Trump ha illustrato la narrazione del suo governo, enfatizzando il rischio rappresentato dai migranti e il dovere degli Stati Uniti di proteggere il proprio territorio. Riguardo alla questione delle catene utilizzate durante i rimpatri, il presidente ha risposto alle critiche dichiarando che tali misure sono necessarie per garantire la sicurezza durante il trasporto di individui catalogati come potenzialmente pericolosi.
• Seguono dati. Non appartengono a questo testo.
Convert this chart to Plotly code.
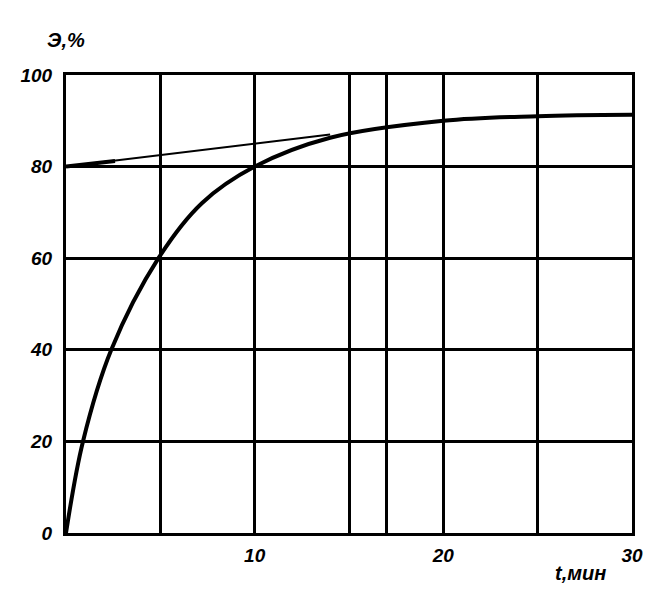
import plotly.graph_objects as go

# Data
t_curve = [0, 0.9, 2.4, 4.9, 7.2, 10, 14, 20, 25, 30]
e_curve = [0, 20, 40, 60, 72, 80, 86.3, 90, 91, 91.3]

t_line = [0, 14]
e_line = [80, 87]

t_arrow = [0, 2.6]
e_arrow = [80, 81.2]

x_grid = [5, 10, 15, 17, 20, 25, 30]
x_labels = ["", "10", "", "", "20", "", "30"]
y_grid = [0, 20, 40, 60, 80, 100]
y_labels = ["0", "20", "40", "60", "80", "100"]

font_fam = "Liberation Sans Narrow, Liberation Sans, Arial, sans-serif"
tick_font = dict(family=font_fam, size=19, color="black", weight="bold", style="italic")
title_font = dict(family=font_fam, size=20, color="black", weight="bold", style="italic")

fig = go.Figure()
fig.add_trace(go.Scatter(x=t_line, y=e_line, mode="lines",
                         line=dict(color="black", width=2), hoverinfo="skip"))
fig.add_trace(go.Scatter(x=t_arrow, y=e_arrow, mode="lines",
                         line=dict(color="black", width=4), hoverinfo="skip"))
fig.add_trace(go.Scatter(x=t_curve, y=e_curve, mode="lines", line_shape="spline",
                         line=dict(color="black", width=4, smoothing=1.0), hoverinfo="skip"))

fig.update_layout(
    width=647, height=606,
    margin=dict(l=54, r=23, t=67, b=81),
    paper_bgcolor="white", plot_bgcolor="white",
    showlegend=False,
    xaxis=dict(range=[0, 30], tickmode="array", tickvals=x_grid, ticktext=x_labels,
               showgrid=True, gridcolor="black", gridwidth=3, zeroline=False,
               showline=True, linecolor="black", linewidth=3, mirror=True,
               ticks="", tickfont=tick_font, ticklabelstandoff=3),
    yaxis=dict(range=[0, 100], tickmode="array", tickvals=y_grid, ticktext=y_labels,
               showgrid=True, gridcolor="black", gridwidth=3, zeroline=False,
               showline=True, linecolor="black", linewidth=3, mirror=True,
               ticks="", tickfont=tick_font, ticklabelstandoff=7),
    annotations=[
        dict(text="Э,%", xref="paper", yref="paper", x=0.0, y=1.076,
             showarrow=False, font=title_font, xanchor="center", yanchor="middle"),
        dict(text="t,мин", xref="paper", yref="paper", x=0.909, y=-0.087,
             showarrow=False, font=title_font, xanchor="center", yanchor="middle"),
    ],
)

fig.write_html("out.html")
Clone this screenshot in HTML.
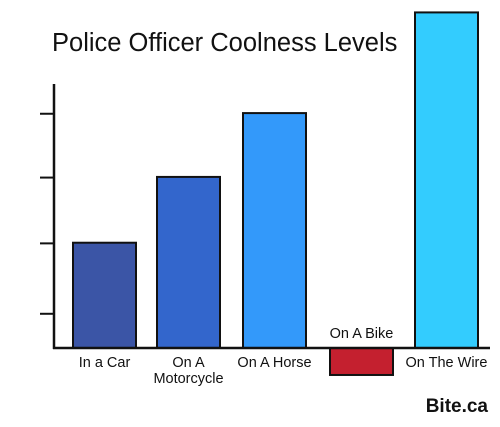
<!DOCTYPE html>
<html><head><meta charset="utf-8"><style>
body{margin:0;background:#fff}
svg{display:block;font-family:"Liberation Sans",sans-serif}
</style></head><body>
<svg width="500" height="427" viewBox="0 0 500 427">
<text x="52" y="51" font-size="25.5" fill="#111">Police Officer Coolness Levels</text>
<g id="plot"></g>
<text x="488" y="412" font-size="19" font-weight="bold" text-anchor="end" fill="#111">Bite.ca</text>
</svg>
<script>
const categories=["In a Car","On A Motorcycle","On A Horse","On A Bike","On The Wire"];
const values=[1.6,2.6,3.57,-0.41,5.1];
const tickValues=[0.52,1.59,2.59,3.56];
const colors=["#3b55a6","#3366cc","#3399fa","#c4202f","#33ccfe"];
const baseY=348, unit=65.8;
const y=v=>baseY-v*unit;
const xLeft=[73,157,243,330,415], barW=63;
const g=document.getElementById('plot');
const NS="http://www.w3.org/2000/svg";
function mk(t,a){const e=document.createElementNS(NS,t);for(const k in a)e.setAttribute(k,a[k]);g.appendChild(e);return e;}
categories.forEach((c,i)=>{
  const v=values[i];const top=Math.min(y(v),baseY),h=Math.abs(y(v)-baseY);
  const r=mk('rect',{x:xLeft[i],y:top,width:barW,height:h,fill:colors[i],stroke:'#111','stroke-width':2});
  
  
});
const ax=mk('line',{x1:54,y1:84,x2:54,y2:349,stroke:'#111','stroke-width':2.5});


const bx=mk('line',{x1:53,y1:348,x2:490,y2:348,stroke:'#111','stroke-width':2.5});


tickValues.forEach(t=>{
  const l=mk('line',{x1:40,y1:y(t),x2:54,y2:y(t),stroke:'#111','stroke-width':2});
  
  
});
const labelLines=[["In a Car"],["On A","Motorcycle"],["On A Horse"],["On A Bike"],["On The Wire"]];
categories.forEach((c,i)=>{
  const cx=xLeft[i]+barW/2;
  const ly=values[i]<0?baseY-10:baseY+19;
  labelLines[i].forEach((s,j)=>{
    const t=mk('text',{x:cx,y:ly+j*16,'text-anchor':'middle','font-size':14.5,fill:'#111'});
    t.textContent=s;
    
    
  });
});
</script>
</body></html>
Secondo Trump, la sicurezza dei conducenti e dell’equipaggio è una priorità , e gestire un volo con centinaia di migranti accusati di crimini gravi rappresenta una sfida significativa.
Implicazioni e reazioni internazionali
Il trattamento dei migranti negli Stati Uniti ha suscitato una serie di reazioni sia a livello domestico che internazionale. Diverse organizzazioni per i diritti umani hanno criticato le politiche di detenzione e rimpatrio attuate dall’amministrazione Trump, sottolineando le violazioni dei diritti dei migranti e l’inefficacia di tali misure nel risolvere le problematiche legate all’immigrazione.
Le dichiarazioni del presidente americano sulla pericolosità dei migranti accrescono la divisione tra le posizioni sia degli attivisti per i diritti umani che dei sostenitori di politiche più restrittive. I dati sugli arresti e le successive analisi possono fornire un quadro più completo della situazione, ma l’impatto umano delle politiche migratorie e le storie personali dei migranti rimangono spesso trascurati nel dibattito politico.